I guess it's a question you'd need to ask the 1000s of customers who have bought existing HEV and PHEV trucks, not me. There's clearly some niche for them. Anyway if we're going to talk about "dragging around" something then obviously the main thing we are going to discuss is 5 tons of dead batteries, not a teensy little diesel drivetrain that maybe weighs 1 ton or less.


The idea that extra battery capacity is “dead weight” is a common misconception that belies a common ignorance about the electrical and chemical properties of batteries.

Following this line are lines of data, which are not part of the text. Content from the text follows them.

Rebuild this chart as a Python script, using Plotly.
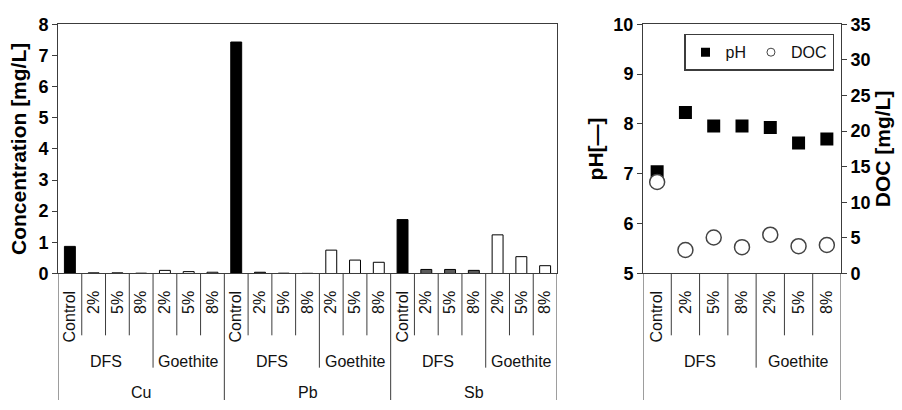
import plotly.graph_objects as go

# ---------------- data ----------------
elements = ["Cu", "Pb", "Sb"]
treatments = ["Control", "2%", "5%", "8%", "2%", "5%", "8%"]
groups = ["DFS", "DFS", "DFS", "DFS", "Goethite", "Goethite", "Goethite"]
kinds = ["Control", "DFS", "DFS", "DFS", "Goethite", "Goethite", "Goethite"]

cu_conc = [0.87, 0.02, 0.02, 0.01, 0.10, 0.06, 0.04]
pb_conc = [7.43, 0.04, 0.01, 0.005, 0.75, 0.43, 0.36]
sb_conc = [1.73, 0.13, 0.13, 0.10, 1.24, 0.54, 0.25]

ph_values = [7.04, 8.23, 7.96, 7.96, 7.93, 7.62, 7.70]
doc_values = [12.85, 3.3, 5.05, 3.7, 5.45, 3.84, 4.0]

conc_ticks = [0, 1, 2, 3, 4, 5, 6, 7, 8]
ph_ticks = [5, 6, 7, 8, 9, 10]
doc_ticks = [0, 5, 10, 15, 20, 25, 30, 35]

# ---------------- layout constants ----------------
W, H = 902, 410
FONT = "Liberation Sans, Arial, sans-serif"
LINE = "#3c3c3c"
kind_colors = {"Control": "#000000", "DFS": "#5a5a5a", "Goethite": "#ffffff"}


def py(px):  # pixel from top -> paper y
    return (H - px) / H


def bold(vals):
    return ["<b>%s</b>" % v for v in vals]


axis_bottom = py(277)
axis_top = py(15)
short_end = py(342)
group_end = py(376)
full_end = 0.0

fig = go.Figure()

# ---------------- left chart: bars ----------------
conc_all = [cu_conc, pb_conc, sb_conc]
n_t = len(treatments)
for kind in ["Control", "DFS", "Goethite"]:
    xs, ys = [], []
    for ei, vals in enumerate(conc_all):
        for ti, v in enumerate(vals):
            if kinds[ti] == kind:
                xs.append(ei * n_t + ti)
                ys.append(v)
    fig.add_trace(go.Bar(
        x=xs, y=ys, width=0.46, xaxis="x", yaxis="y",
        marker=dict(color=kind_colors[kind], line=dict(color="#000000", width=1)),
        showlegend=False, name=kind,
    ))

# ---------------- right chart: pH & DOC ----------------
xr = list(range(len(treatments)))
ph_marker = dict(symbol="square", color="#000000")
doc_marker = dict(symbol="circle", color="#ffffff", line=dict(color="#444444", width=1.5))
fig.add_trace(go.Scatter(
    x=xr, y=ph_values, xaxis="x2", yaxis="y2", mode="markers", name="pH",
    marker=dict(size=13, **ph_marker), showlegend=False,
))
fig.add_trace(go.Scatter(
    x=xr, y=doc_values, xaxis="x2", yaxis="y3", mode="markers", name="DOC",
    marker=dict(size=15, **doc_marker), showlegend=False,
))
# legend entries (smaller symbols, as in the original legend)
fig.add_trace(go.Scatter(x=[None], y=[None], xaxis="x2", yaxis="y2", mode="markers",
                         name="pH", marker=dict(size=9, **ph_marker)))
fig.add_trace(go.Scatter(x=[None], y=[None], xaxis="x2", yaxis="y3", mode="markers",
                         name="DOC", marker=dict(size=8, symbol="circle", color="#ffffff",
                                                 line=dict(color="#444444", width=1))))

shapes = []
annotations = []


def category_axis(xref, n_elem):
    """separator lines + group labels for a hierarchical category axis"""
    total = n_elem * n_t
    for b in range(total + 1):
        xb = b - 0.5
        if b % n_t == 0:
            end = full_end
        else:
            ti = b % n_t
            end = group_end if groups[ti] != groups[ti - 1] else short_end
        shapes.append(dict(type="line", xref=xref, yref="paper", x0=xb, x1=xb,
                           y0=axis_bottom, y1=end, line=dict(color=LINE, width=1)))
    for ei in range(n_elem):
        start = 0
        for ti in range(1, n_t + 1):
            if ti == n_t or groups[ti] != groups[start]:
                annotations.append(dict(
                    xref=xref, yref="paper", x=ei * n_t + (start + ti - 1) / 2,
                    y=py(369), text=groups[start], showarrow=False,
                    font=dict(size=16, color="#111", family=FONT),
                    xanchor="center", yanchor="middle"))
                start = ti


category_axis("x", len(elements))
category_axis("x2", 1)
for ei, el in enumerate(elements):
    annotations.append(dict(
        xref="x", yref="paper", x=ei * n_t + (n_t - 1) / 2, y=py(402), text=el,
        showarrow=False, font=dict(size=16, color="#111", family=FONT),
        xanchor="center", yanchor="middle"))

tick_font = dict(size=18, color="#000", family="Liberation Sans", weight=700)
title_font = dict(size=21, color="#000", family=FONT, weight="bold")
cat_font = dict(size=16, color="#111", family=FONT)

fig.update_layout(
    width=W, height=H, autosize=False,
    margin=dict(l=0, r=0, t=0, b=0),
    paper_bgcolor="white", plot_bgcolor="white",
    barmode="overlay",
    font=dict(family=FONT),
    xaxis=dict(domain=[58 / W, 557 / W], anchor="y",
               range=[-0.5, len(elements) * n_t - 0.5],
               tickvals=list(range(len(elements) * n_t)),
               ticktext=treatments * len(elements),
               tickangle=-90, ticks="", tickfont=cat_font,
               ticklabelstandoff=10,
               showline=True, linecolor=LINE, linewidth=1, mirror=True,
               showgrid=False, zeroline=False),
    yaxis=dict(domain=[axis_bottom, axis_top], anchor="x",
               range=[0, 8], tickvals=conc_ticks, ticktext=bold(conc_ticks),
               ticks="outside", ticklen=5,
               tickcolor=LINE, tickfont=tick_font,
               showline=True, linecolor=LINE, linewidth=1, mirror=True,
               showgrid=False, zeroline=False,
               title=dict(text="Concentration [mg/L]", font=title_font, standoff=6)),
    xaxis2=dict(domain=[643 / W, 841 / W], anchor="y2",
                range=[-0.5, n_t - 0.5],
                tickvals=xr, ticktext=treatments,
                tickangle=-90, ticks="", tickfont=cat_font,
                ticklabelstandoff=10,
                showline=True, linecolor=LINE, linewidth=1, mirror=True,
                showgrid=False, zeroline=False),
    yaxis2=dict(domain=[axis_bottom, axis_top], anchor="x2",
                range=[5, 10], tickvals=ph_ticks, ticktext=bold(ph_ticks),
                ticks="outside", ticklen=5,
                tickcolor=LINE, tickfont=tick_font,
                showline=True, linecolor=LINE, linewidth=1,
                showgrid=False, zeroline=False,
                title=dict(text="pH[—]", font=title_font, standoff=4)),
    yaxis3=dict(overlaying="y2", anchor="x2", side="right",
                range=[0, 35], tickvals=doc_ticks, ticktext=bold(doc_ticks),
                ticks="outside", ticklen=5,
                tickcolor=LINE, tickfont=tick_font,
                showline=True, linecolor=LINE, linewidth=1,
                showgrid=False, zeroline=False,
                title=dict(text="DOC [mg/L]", font=title_font, standoff=4)),
    legend=dict(x=684 / W, y=py(25), xanchor="left", yanchor="top",
                orientation="h", bordercolor=LINE, borderwidth=1.5,
                bgcolor="white", font=dict(size=16, color="#111", family=FONT),
                itemwidth=30),
    shapes=shapes,
    annotations=annotations,
)

fig.write_html("out.html")
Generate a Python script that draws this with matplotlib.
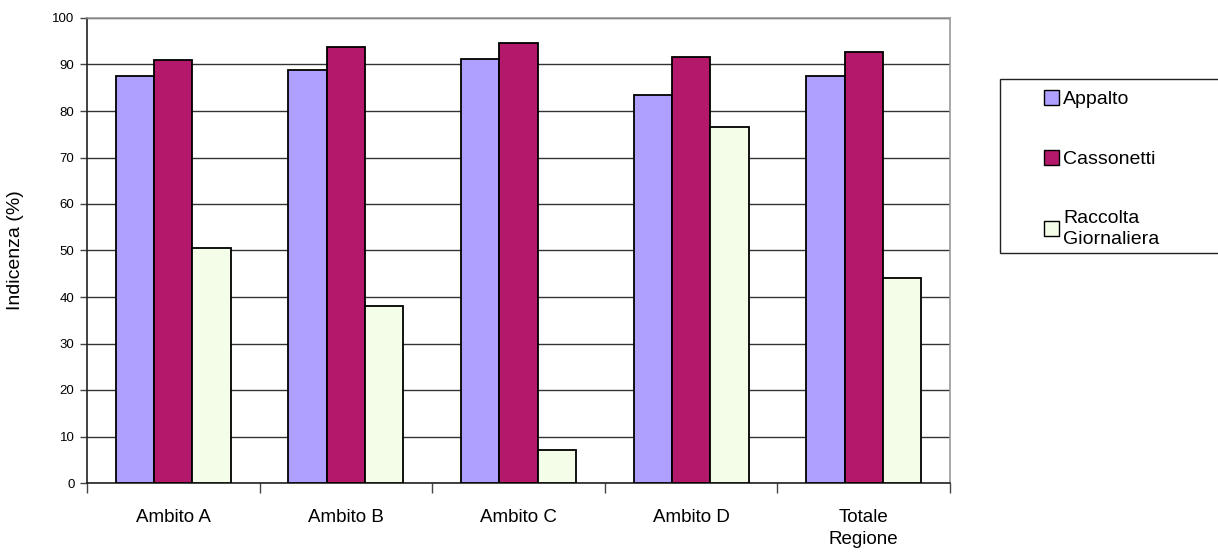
import numpy as np
import matplotlib.pyplot as plt
from matplotlib.patches import Rectangle

plt.rcParams['font.family'] = ['Liberation Sans', 'DejaVu Sans']

categories = ['Ambito A', 'Ambito B', 'Ambito C', 'Ambito D', 'Totale\nRegione']
appalto = [87.5, 88.8, 91.2, 83.4, 87.5]
cassonetti = [91.0, 93.7, 94.6, 91.7, 92.7]
raccolta = [50.5, 38.1, 7.0, 76.6, 44.1]

series = ['Appalto', 'Cassonetti', 'Raccolta\nGiornaliera']
colors = ['#AFA0FF', '#B4186A', '#F4FDE8']

fig = plt.figure(figsize=(12.18, 5.58), dpi=100)
ax = fig.add_axes([87 / 1218, 75 / 558, 863 / 1218, 465 / 558])

x = np.arange(len(categories))
w = 1 / 4.5  # excel style gap width 150%
for i, (vals, lab, col) in enumerate(zip([appalto, cassonetti, raccolta], series, colors)):
    ax.bar(x + (i - 1) * w, vals, w, color=col, edgecolor='black', linewidth=1.3,
           label=lab, zorder=3)

ax.set_xlim(-0.5, len(categories) - 0.5)
ax.set_ylim(0, 100)
ax.set_yticks(np.arange(0, 101, 10))
ax.yaxis.grid(True, color='#333333', linewidth=1.0, zorder=0)
ax.tick_params(axis='y', labelsize=9.5, length=5, width=1, color='#444444', pad=4)

ax.set_xticks(x)
ax.set_xticklabels(categories, fontsize=13.5, linespacing=1.35)
ax.set_xticks(np.arange(-0.5, len(categories)), minor=True)
ax.tick_params(axis='x', which='major', length=0, pad=19)
ax.tick_params(axis='x', which='minor', length=7, width=1, color='#444444')

for s in ['left', 'bottom']:
    ax.spines[s].set_color('#222222')
    ax.spines[s].set_linewidth(1.2)
for s in ['top', 'right']:
    ax.spines[s].set_color('#999999')
    ax.spines[s].set_linewidth(1.2)

ax.set_ylabel('Indicenza (%)', fontsize=14, labelpad=20)

# legend frame runs past the right edge
fig.patches.append(Rectangle((1000 / 1218, 1 - 253 / 558), 0.3, 174 / 558,
                             transform=fig.transFigure, facecolor='white',
                             edgecolor='#222222', linewidth=1.0))
handles, labels = ax.get_legend_handles_labels()
leg = fig.legend(handles, labels, loc='upper left', bbox_to_anchor=(1034 / 1218, 1 - 80 / 558),
                 frameon=False, fontsize=14, handlelength=0.8, handleheight=0.8,
                 handletextpad=0.2, labelspacing=2.15, borderpad=0)
for t in leg.get_texts():
    t.set_linespacing(1.35)
for p in leg.get_patches():
    p.set_linewidth(1.0)

fig.savefig('out.png', dpi=100)
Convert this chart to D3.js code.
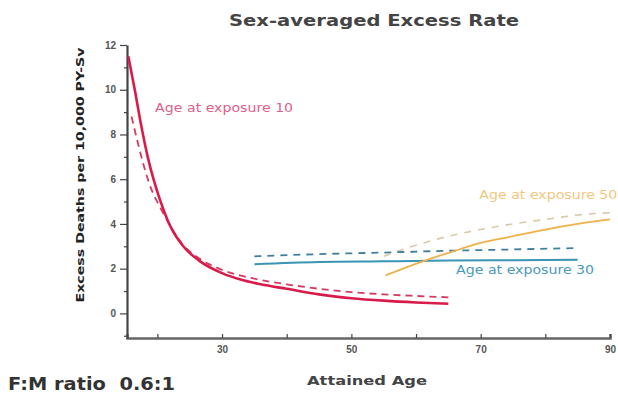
<!DOCTYPE html>
<html>
<head>
<meta charset="utf-8">
<script src="https://cdn.jsdelivr.net/npm/d3@7"></script>
<style>
  html,body{margin:0;padding:0;background:#fff;overflow:hidden}
  svg{display:block;font-family:"DejaVu Sans",Verdana,sans-serif}
</style>
</head>
<body>
<svg id="chart" width="618" height="397"></svg>
<script>
// attained age (x) and excess deaths per 10,000 PY-Sv (y)
const exp10Solid=[[15.5,11.5],[16.5,10.0],[17.5,8.4],[18.5,7.0],[19.5,5.9],[20.5,5.0],[22,3.9],[24,3.0],[26.5,2.35],[30,1.8],[33,1.5],[36,1.3],[40,1.1],[45,0.85],[50,0.68],[55,0.57],[60,0.49],[65,0.43]]
const exp10Dash=[[16,8.8],[17,7.6],[17.8,6.7],[19,5.6],[20.5,4.7],[22,3.9],[24,3.05],[26.5,2.45],[30,1.95],[35,1.55],[40,1.3],[45,1.1],[50,0.95],[55,0.85],[60,0.78],[65,0.72]]
const exp30Solid=[[35,2.2],[45,2.3],[55,2.33],[65,2.36],[75,2.38],[85,2.4]]
const exp30Dash=[[35,2.55],[45,2.65],[55,2.72],[65,2.8],[75,2.86],[85,2.92]]
const exp50Solid=[[55.3,1.7],[58,2.0],[61.8,2.4],[66,2.8],[70,3.15],[75,3.45],[80,3.75],[85,4.0],[90,4.2]]
const exp50Dash=[[55,2.55],[60,3.05],[65,3.45],[70,3.75],[75,4.0],[80,4.2],[85,4.4],[90,4.5]]
const xTicks=[20,30,40,50,60,70,80,90]
const xLabels=[30,50,70,90]
const yTicks=[-1,0,1,2,3,4,5,6,7,8,9,10,11,12]
const yLabels=[0,2,4,6,8,10,12]
const seriesLabels=[
  {text:'Age at exposure 10',x:19.65,y:9.18,color:'#e0608a'},
  {text:'Age at exposure 50',x:69.8,y:5.29,color:'#f2c77e'},
  {text:'Age at exposure 30',x:66.2,y:1.9,color:'#4a98bb'}
]

const svg=d3.select('#chart')
const x=d3.scaleLinear().domain([15.3,90]).range([127,610])
const y=d3.scaleLinear().domain([-1.1,12]).range([338,45])

//坐标轴
const axisColor='#444'
const gx=svg.append('g').attr('transform',`translate(0,${y(-1.1)})`)
  .call(d3.axisBottom(x).tickValues(xTicks).tickSize(-4)
    .tickFormat(d=>xLabels.includes(d)?d:''))
gx.select('.domain').attr('stroke','#666').attr('stroke-width',2.5)
gx.selectAll('.tick line').attr('stroke',axisColor).attr('stroke-width',1.2)
gx.selectAll('.tick text').attr('dy',12).attr('font-size',10).attr('font-weight','bold')
  .attr('fill','#555')

const gy=svg.append('g').attr('transform',`translate(${x(15.3)},0)`)
  .call(d3.axisLeft(y).tickValues(yTicks).tickSizeOuter(0)
    .tickFormat(d=>yLabels.includes(d)?d:''))
gy.select('.domain').attr('stroke',axisColor).attr('stroke-width',2.2)
gy.selectAll('.tick line').attr('stroke',axisColor).attr('stroke-width',1.2)
  .attr('x2',d=>yLabels.includes(d)?-7:-3)
gy.selectAll('.tick text').attr('x',-11).attr('font-size',10).attr('font-weight','bold')
  .attr('fill','#555')

const line=d3.line().x(d=>x(d[0])).y(d=>y(d[1])).curve(d3.curveMonotoneX)
const draw=(data,color,width,dash)=>{
  svg.append('path').datum(data)
    .attr('d',line).attr('fill','none')
    .attr('stroke',color).attr('stroke-width',width)
    .attr('stroke-dasharray',dash||null)
}
draw(exp50Dash,'#d9c9a6',1.6,'7,7')
draw(exp30Dash,'#3f7f9f',1.8,'7,6')
draw(exp30Solid,'#3a95b5',2)
draw(exp50Solid,'#f0b04a',1.8)
draw(exp10Dash,'#d83a62',1.8,'7,5')
draw(exp10Solid,'#d81b4a',2.6)

svg.selectAll('text.seriesLabel').data(seriesLabels).enter()
  .append('text').classed('seriesLabel',true)
  .attr('x',d=>x(d.x)).attr('y',d=>y(d.y))
  .attr('font-size',11.5).attr('fill',d=>d.color)
  .attr('dominant-baseline','middle')
  .attr('textLength',138).attr('lengthAdjust','spacingAndGlyphs')
  .text(d=>d.text)

//标题
svg.append('text').attr('x',374).attr('y',26).attr('text-anchor','middle')
  .attr('font-size',15).attr('font-weight','bold').attr('fill','#444')
  .attr('textLength',290).attr('lengthAdjust','spacingAndGlyphs')
  .text('Sex-averaged Excess Rate')
svg.append('text').attr('transform','translate(84,175) rotate(-90)')
  .attr('text-anchor','middle').attr('font-size',11).attr('font-weight','bold').attr('fill','#222')
  .attr('textLength',255).attr('lengthAdjust','spacingAndGlyphs')
  .text('Excess Deaths per 10,000 PY-Sv')
svg.append('text').attr('x',367).attr('y',385).attr('text-anchor','middle')
  .attr('font-size',13).attr('font-weight','bold').attr('fill','#444')
  .attr('textLength',120).attr('lengthAdjust','spacingAndGlyphs')
  .text('Attained Age')
svg.append('text').attr('x',8).attr('y',390)
  .attr('font-size',17).attr('font-weight','bold').attr('fill','#333')
  .attr('xml:space','preserve')
  .attr('textLength',167).attr('lengthAdjust','spacingAndGlyphs')
  .text('F:M ratio  0.6:1')
</script>
</body>
</html>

For a given chemistry and power and voltage, doubling a battery’s capacity will halve the battery’s internal resistance, thus improving its charge and discharge efficiency (as well as increasing the maximum charge and discharge power). It also halves the “C-rate,” thus allows it to last more cycles… and because the size is doubled, the number of miles per cycle also doubles. You can also afford to operate the battery with much larger margins, in its optimal state of charge, going from 75% to 25% state of charge, instead of hammering it from 100% to 0% (which would quickly wear it out, not even counting the difference in C-rate).

Sure, this still needs to be balanced with weight and cost, but a larger battery than you strictly need is NOT, in any way, merely “dead weight” in the way the ICE engine and fuel tank is in a PHEV like the Volt when I drove it for 6 months at a time while never using the engine.